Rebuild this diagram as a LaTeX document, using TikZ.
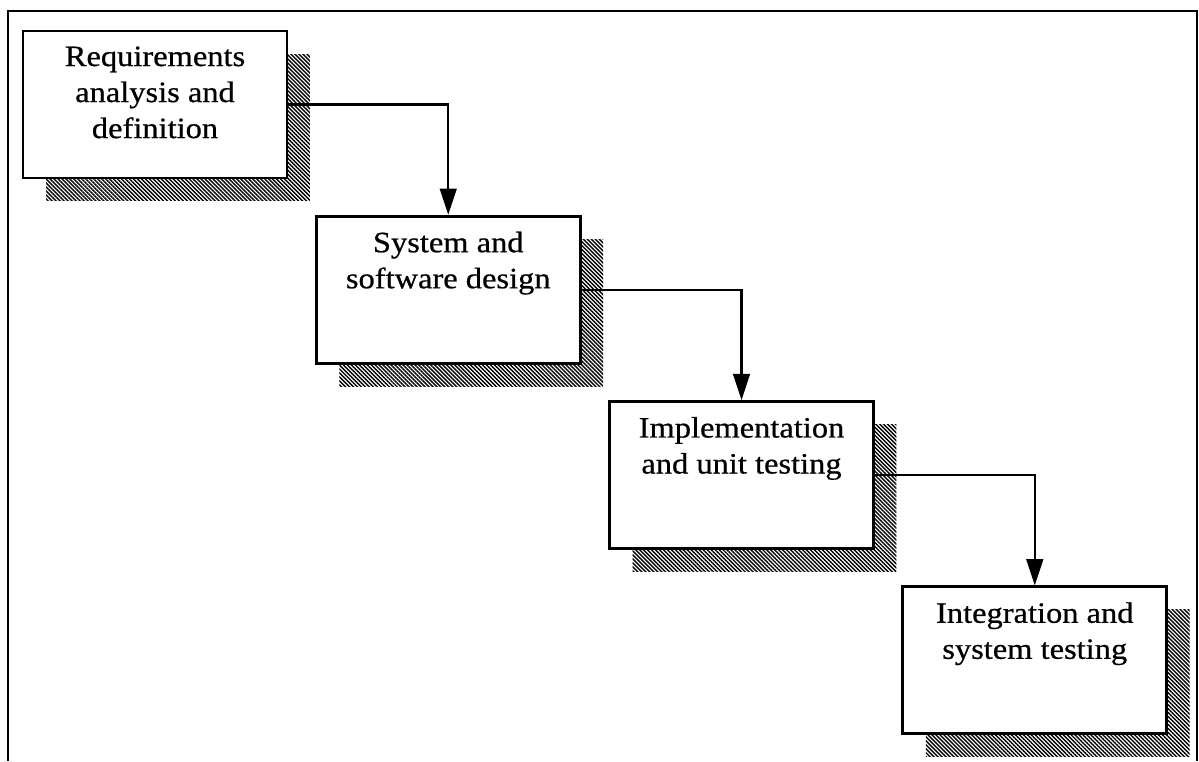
\documentclass[tikz,border=0pt]{standalone}
\usepackage{fontspec}
\setmainfont{Liberation Serif}[FakeStretch=1.1,FakeBold=0.6]
\usetikzlibrary{positioning,shadows,patterns.meta,arrows.meta}
\begin{document}
\begin{tikzpicture}[x=0.02cm,y=-0.02cm]
    \tikzset{stage/.style={draw,fill=white,line width=1.6pt,minimum width=5.28cm,minimum height=2.94cm,
            general shadow={shadow xshift=0.46cm,shadow yshift=-0.46cm,
                pattern={Lines[angle=-45,distance=1.6pt,line width=0.8pt]}}},
        stagetext/.style={anchor=north,align=center,inner sep=0pt,yshift=-0.33cm,
            font=\fontsize{16.8pt}{20.5pt}\selectfont},
        flow/.style={line width=1.4pt,-{Triangle[length=15pt,width=9.5pt]}},
        node distance=0.71cm and 0.53cm}
    \useasboundingbox (0,0) rectangle (1199,761);
    \draw[line width=1.3pt] (8,761) -- (8,11) -- (1197,11) -- (1197,761);
    \node[stage] (req) at (155,104.5) {};
    \node[stage,below right=of req] (des) {};
    \node[stage,below right=of des] (imp) {};
    \node[stage,below right=of imp] (integ) {};
    \node[stagetext] (reqtxt) at (req.north) {Requirements\\analysis and\\definition};
    \node[stagetext] (destxt) at (des.north) {System and\\software design};
    \node[stagetext] (imptxt) at (imp.north) {Implementation\\and unit testing};
    \node[stagetext] (integtxt) at (integ.north) {Integration and\\system testing};
    \draw[flow] (req.east) -| (des.north);
    \draw[flow] (des.east) -| (imp.north);
    \draw[flow] (imp.east) -| (integ.north);
\end{tikzpicture}
\end{document}
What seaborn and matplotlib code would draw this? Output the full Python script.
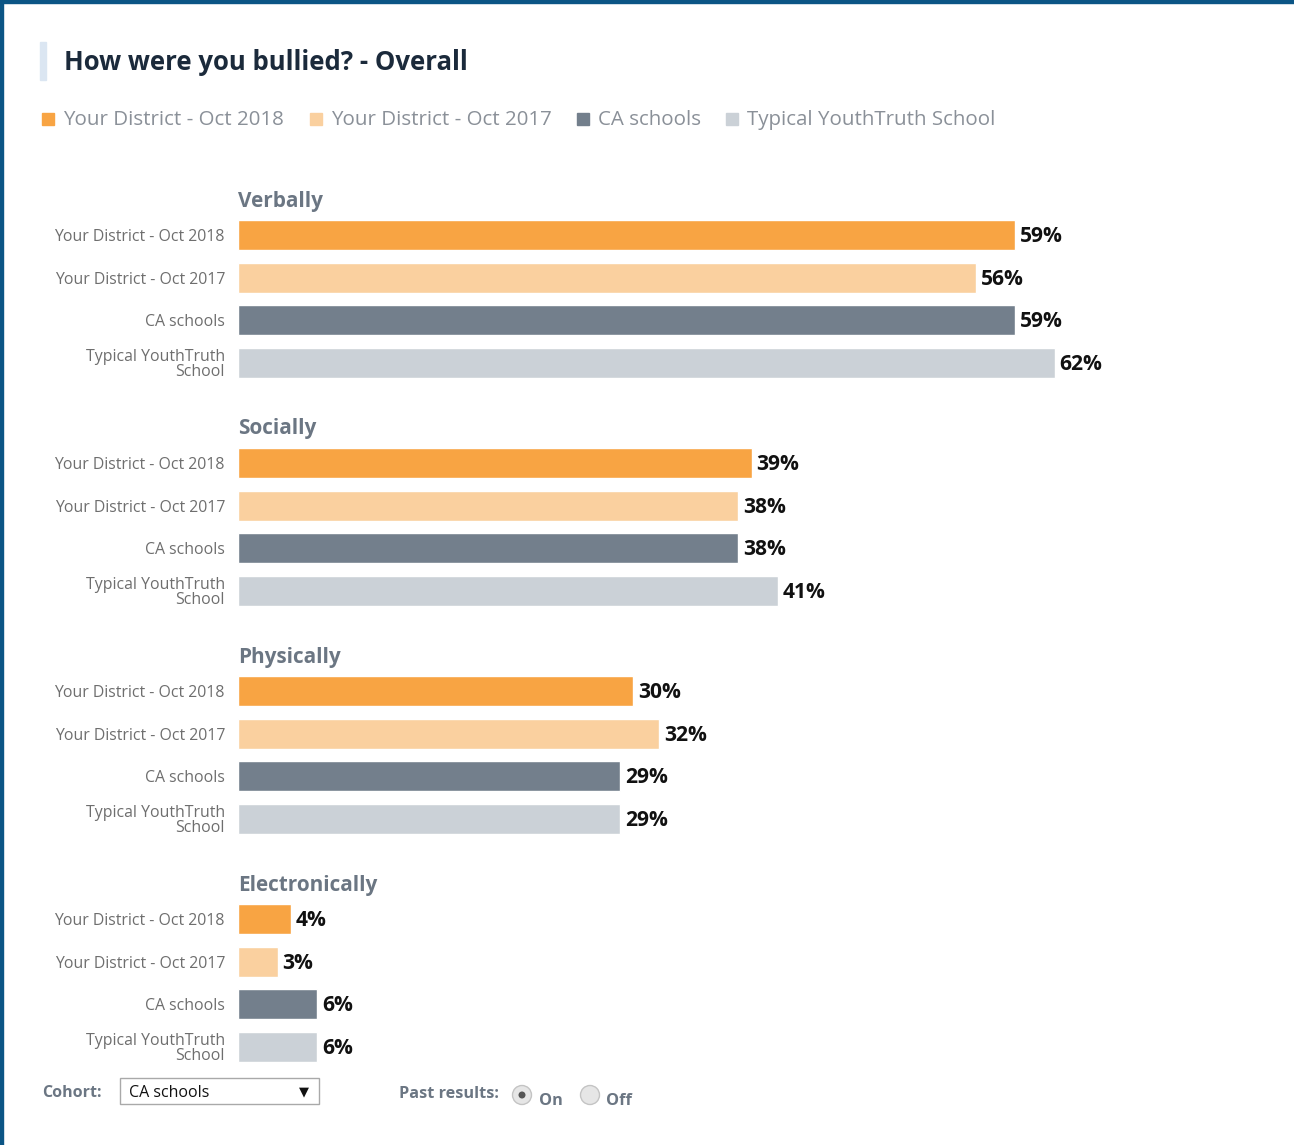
import matplotlib
matplotlib.use("Agg")
import matplotlib.pyplot as plt
from matplotlib.patches import Rectangle, Ellipse
import seaborn as sns
import pandas as pd

# ---------------- data ----------------
groups = ["Verbally", "Socially", "Physically", "Electronically"]
series = ["Your District - Oct 2018", "Your District - Oct 2017",
          "CA schools", "Typical YouthTruth School"]
tick_labels = ["Your District - Oct 2018", "Your District - Oct 2017",
               "CA schools", "Typical YouthTruth\nSchool"]
district_2018 = [59, 39, 30, 4]
district_2017 = [56, 38, 32, 3]
ca_schools = [59, 38, 29, 6]
typical_yt = [62, 41, 29, 6]
colors = ["#f8a443", "#fad09f", "#737f8c", "#cbd1d7"]

values = [district_2018, district_2017, ca_schools, typical_yt]

# ---------------- figure ----------------
W, H = 1294, 1145
sns.set_theme(style="white")
plt.rcParams["font.family"] = ["Open Sans", "DejaVu Sans"]
fig = plt.figure(figsize=(W / 100, H / 100), dpi=100)
fig.patch.set_facecolor("white")


def fx(x):
    return x / W


def fy(y):
    return 1 - y / H


def pt(px):
    return px * 72 / 100


# frame borders
fig.patches.append(Rectangle((0, 0), fx(3), 1, transform=fig.transFigure,
                             color="#0b5585", zorder=0))
fig.patches.append(Rectangle((0, fy(3)), 1, 3 / H, transform=fig.transFigure,
                             color="#0b5585", zorder=0))

# title
fig.patches.append(Rectangle((fx(40), fy(80)), fx(6), (80 - 42) / H,
                             transform=fig.transFigure, color="#dbe6f2"))
fig.text(fx(64), fy(63), "How were you bullied? - Overall", fontsize=pt(25.7),
         fontweight="bold", color="#1b2a3b", va="center", ha="left")

# legend
leg_sq_x = [42, 310, 577, 726]
for i, name in enumerate(series):
    x0 = leg_sq_x[i]
    fig.patches.append(Rectangle((fx(x0), fy(125)), fx(12), 12 / H,
                                 transform=fig.transFigure, color=colors[i]))
    fig.text(fx(x0 + 21), fy(120), name, fontsize=pt(20.5), color="#8a9098",
             va="center", ha="left")

# bar groups
scale = 13.17  # px per percent
ax_left, ax_right = 238, 1238
row_h = 42.67
first_centers = [235, 463, 691, 919]
header_y = [201, 429, 657, 885]

for g, gname in enumerate(groups):
    df = pd.DataFrame({
        "label": tick_labels,
        "value": [values[s][g] for s in range(4)],
    })
    top = first_centers[g] - row_h / 2
    bottom = top + 4 * row_h
    ax = fig.add_axes([fx(ax_left), fy(bottom), fx(ax_right - ax_left), (bottom - top) / H])
    sns.barplot(data=df, y="label", x="value", hue="label", palette=colors,
                width=0.70, legend=False, ax=ax, saturation=1, orient="h")
    ax.set_xlim(0, (ax_right - ax_left) / scale)
    ax.set_ylim(3.5, -0.5)
    for p in ax.patches:
        w = p.get_width()
        if w <= 0:
            continue
        ax.annotate(f"{int(round(w))}%", xy=(w, p.get_y() + p.get_height() / 2),
                    xytext=(pt(5), -pt(1.5)), textcoords="offset points",
                    va="center", ha="left", fontsize=pt(21), fontweight="bold",
                    color="#111111")
    ax.set_xlabel("")
    ax.set_ylabel("")
    ax.set_xticks([])
    for sp in ax.spines.values():
        sp.set_visible(False)
    ax.tick_params(axis="y", length=0, pad=pt(13), labelsize=pt(15.9),
                   labelcolor="#6e6e6e")
    for lab in ax.get_yticklabels():
        lab.set_linespacing(0.95)
    ax.patch.set_alpha(0)
    fig.text(fx(ax_left), fy(header_y[g]), gname, fontsize=pt(20.8), fontweight="bold",
             color="#6b7683", va="center", ha="left")

# bottom controls
ctrl_col = "#6b7683"
fig.text(fx(42), fy(1093), "Cohort:", fontsize=pt(16), fontweight="bold",
         color=ctrl_col, va="center", ha="left")
fig.patches.append(Rectangle((fx(120), fy(1104)), fx(199), 26 / H,
                             transform=fig.transFigure, facecolor="white",
                             edgecolor="#a9a9a9", linewidth=1))
fig.text(fx(129), fy(1093), "CA schools", fontsize=pt(16), color="#111111",
         va="center", ha="left")
fig.text(fx(304), fy(1092), "▼", fontsize=pt(13), color="#111111",
         va="center", ha="center", family=["DejaVu Sans"])

fig.text(fx(399), fy(1094), "Past results:", fontsize=pt(16.3), fontweight="bold",
         color=ctrl_col, va="center", ha="left")
for cx, on in [(522, True), (590, False)]:
    fig.patches.append(Ellipse((fx(cx), fy(1095)), fx(19), 19 / H,
                               transform=fig.transFigure, facecolor="#e6e6e6",
                               edgecolor="#c4c4c4", linewidth=1))
    if on:
        fig.patches.append(Ellipse((fx(cx), fy(1095)), fx(7), 7 / H,
                                   transform=fig.transFigure, facecolor="#555555",
                                   edgecolor="none"))
fig.text(fx(539), fy(1101), "On", fontsize=pt(16.3), fontweight="bold",
         color=ctrl_col, va="center", ha="left")
fig.text(fx(606), fy(1101), "Off", fontsize=pt(16.3), fontweight="bold",
         color=ctrl_col, va="center", ha="left")

fig.savefig("out.png", dpi=100, facecolor="white")
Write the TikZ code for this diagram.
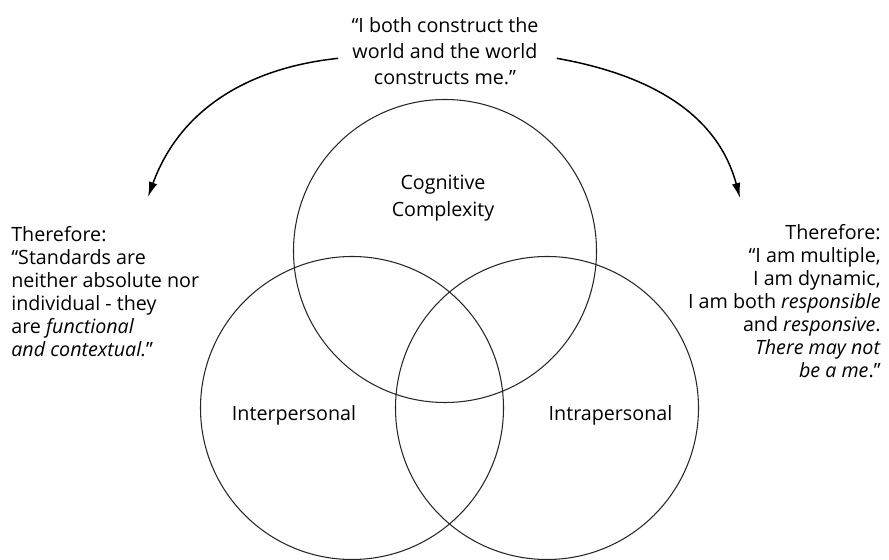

——————

● **PROBLEM DESCRIPTION**
Print the whole listing above once more, word for word, without its pictures.

● **REPLY TO THE TASK**
Rebuild this diagram as a LaTeX document, using TikZ.
\documentclass[tikz,border=0pt]{standalone}
\usepackage{fontspec}
\setmainfont{Liberation Serif}[FakeStretch=1.1,FakeBold=0.6]
\usetikzlibrary{positioning,shadows,patterns.meta,arrows.meta}
\begin{document}
\begin{tikzpicture}[x=0.02cm,y=-0.02cm]
    \tikzset{stage/.style={draw,fill=white,line width=1.6pt,minimum width=5.28cm,minimum height=2.94cm,
            general shadow={shadow xshift=0.46cm,shadow yshift=-0.46cm,
                pattern={Lines[angle=-45,distance=1.6pt,line width=0.8pt]}}},
        stagetext/.style={anchor=north,align=center,inner sep=0pt,yshift=-0.33cm,
            font=\fontsize{16.8pt}{20.5pt}\selectfont},
        flow/.style={line width=1.4pt,-{Triangle[length=15pt,width=9.5pt]}},
        node distance=0.71cm and 0.53cm}
    \useasboundingbox (0,0) rectangle (1199,761);
    \draw[line width=1.3pt] (8,761) -- (8,11) -- (1197,11) -- (1197,761);
    \node[stage] (req) at (155,104.5) {};
    \node[stage,below right=of req] (des) {};
    \node[stage,below right=of des] (imp) {};
    \node[stage,below right=of imp] (integ) {};
    \node[stagetext] (reqtxt) at (req.north) {Requirements\\analysis and\\definition};
    \node[stagetext] (destxt) at (des.north) {System and\\software design};
    \node[stagetext] (imptxt) at (imp.north) {Implementation\\and unit testing};
    \node[stagetext] (integtxt) at (integ.north) {Integration and\\system testing};
    \draw[flow] (req.east) -| (des.north);
    \draw[flow] (des.east) -| (imp.north);
    \draw[flow] (imp.east) -| (integ.north);
\end{tikzpicture}
\end{document}
What seaborn and matplotlib code would draw this? Output the full Python script.
import matplotlib
matplotlib.use("Agg")
import matplotlib.pyplot as plt
from matplotlib.patches import Rectangle, Ellipse
import seaborn as sns
import pandas as pd

# ---------------- data ----------------
groups = ["Verbally", "Socially", "Physically", "Electronically"]
series = ["Your District - Oct 2018", "Your District - Oct 2017",
          "CA schools", "Typical YouthTruth School"]
tick_labels = ["Your District - Oct 2018", "Your District - Oct 2017",
               "CA schools", "Typical YouthTruth\nSchool"]
district_2018 = [59, 39, 30, 4]
district_2017 = [56, 38, 32, 3]
ca_schools = [59, 38, 29, 6]
typical_yt = [62, 41, 29, 6]
colors = ["#f8a443", "#fad09f", "#737f8c", "#cbd1d7"]

values = [district_2018, district_2017, ca_schools, typical_yt]

# ---------------- figure ----------------
W, H = 1294, 1145
sns.set_theme(style="white")
plt.rcParams["font.family"] = ["Open Sans", "DejaVu Sans"]
fig = plt.figure(figsize=(W / 100, H / 100), dpi=100)
fig.patch.set_facecolor("white")


def fx(x):
    return x / W


def fy(y):
    return 1 - y / H


def pt(px):
    return px * 72 / 100


# frame borders
fig.patches.append(Rectangle((0, 0), fx(3), 1, transform=fig.transFigure,
                             color="#0b5585", zorder=0))
fig.patches.append(Rectangle((0, fy(3)), 1, 3 / H, transform=fig.transFigure,
                             color="#0b5585", zorder=0))

# title
fig.patches.append(Rectangle((fx(40), fy(80)), fx(6), (80 - 42) / H,
                             transform=fig.transFigure, color="#dbe6f2"))
fig.text(fx(64), fy(63), "How were you bullied? - Overall", fontsize=pt(25.7),
         fontweight="bold", color="#1b2a3b", va="center", ha="left")

# legend
leg_sq_x = [42, 310, 577, 726]
for i, name in enumerate(series):
    x0 = leg_sq_x[i]
    fig.patches.append(Rectangle((fx(x0), fy(125)), fx(12), 12 / H,
                                 transform=fig.transFigure, color=colors[i]))
    fig.text(fx(x0 + 21), fy(120), name, fontsize=pt(20.5), color="#8a9098",
             va="center", ha="left")

# bar groups
scale = 13.17  # px per percent
ax_left, ax_right = 238, 1238
row_h = 42.67
first_centers = [235, 463, 691, 919]
header_y = [201, 429, 657, 885]

for g, gname in enumerate(groups):
    df = pd.DataFrame({
        "label": tick_labels,
        "value": [values[s][g] for s in range(4)],
    })
    top = first_centers[g] - row_h / 2
    bottom = top + 4 * row_h
    ax = fig.add_axes([fx(ax_left), fy(bottom), fx(ax_right - ax_left), (bottom - top) / H])
    sns.barplot(data=df, y="label", x="value", hue="label", palette=colors,
                width=0.70, legend=False, ax=ax, saturation=1, orient="h")
    ax.set_xlim(0, (ax_right - ax_left) / scale)
    ax.set_ylim(3.5, -0.5)
    for p in ax.patches:
        w = p.get_width()
        if w <= 0:
            continue
        ax.annotate(f"{int(round(w))}%", xy=(w, p.get_y() + p.get_height() / 2),
                    xytext=(pt(5), -pt(1.5)), textcoords="offset points",
                    va="center", ha="left", fontsize=pt(21), fontweight="bold",
                    color="#111111")
    ax.set_xlabel("")
    ax.set_ylabel("")
    ax.set_xticks([])
    for sp in ax.spines.values():
        sp.set_visible(False)
    ax.tick_params(axis="y", length=0, pad=pt(13), labelsize=pt(15.9),
                   labelcolor="#6e6e6e")
    for lab in ax.get_yticklabels():
        lab.set_linespacing(0.95)
    ax.patch.set_alpha(0)
    fig.text(fx(ax_left), fy(header_y[g]), gname, fontsize=pt(20.8), fontweight="bold",
             color="#6b7683", va="center", ha="left")

# bottom controls
ctrl_col = "#6b7683"
fig.text(fx(42), fy(1093), "Cohort:", fontsize=pt(16), fontweight="bold",
         color=ctrl_col, va="center", ha="left")
fig.patches.append(Rectangle((fx(120), fy(1104)), fx(199), 26 / H,
                             transform=fig.transFigure, facecolor="white",
                             edgecolor="#a9a9a9", linewidth=1))
fig.text(fx(129), fy(1093), "CA schools", fontsize=pt(16), color="#111111",
         va="center", ha="left")
fig.text(fx(304), fy(1092), "▼", fontsize=pt(13), color="#111111",
         va="center", ha="center", family=["DejaVu Sans"])

fig.text(fx(399), fy(1094), "Past results:", fontsize=pt(16.3), fontweight="bold",
         color=ctrl_col, va="center", ha="left")
for cx, on in [(522, True), (590, False)]:
    fig.patches.append(Ellipse((fx(cx), fy(1095)), fx(19), 19 / H,
                               transform=fig.transFigure, facecolor="#e6e6e6",
                               edgecolor="#c4c4c4", linewidth=1))
    if on:
        fig.patches.append(Ellipse((fx(cx), fy(1095)), fx(7), 7 / H,
                                   transform=fig.transFigure, facecolor="#555555",
                                   edgecolor="none"))
fig.text(fx(539), fy(1101), "On", fontsize=pt(16.3), fontweight="bold",
         color=ctrl_col, va="center", ha="left")
fig.text(fx(606), fy(1101), "Off", fontsize=pt(16.3), fontweight="bold",
         color=ctrl_col, va="center", ha="left")

fig.savefig("out.png", dpi=100, facecolor="white")
Write the TikZ code for this diagram.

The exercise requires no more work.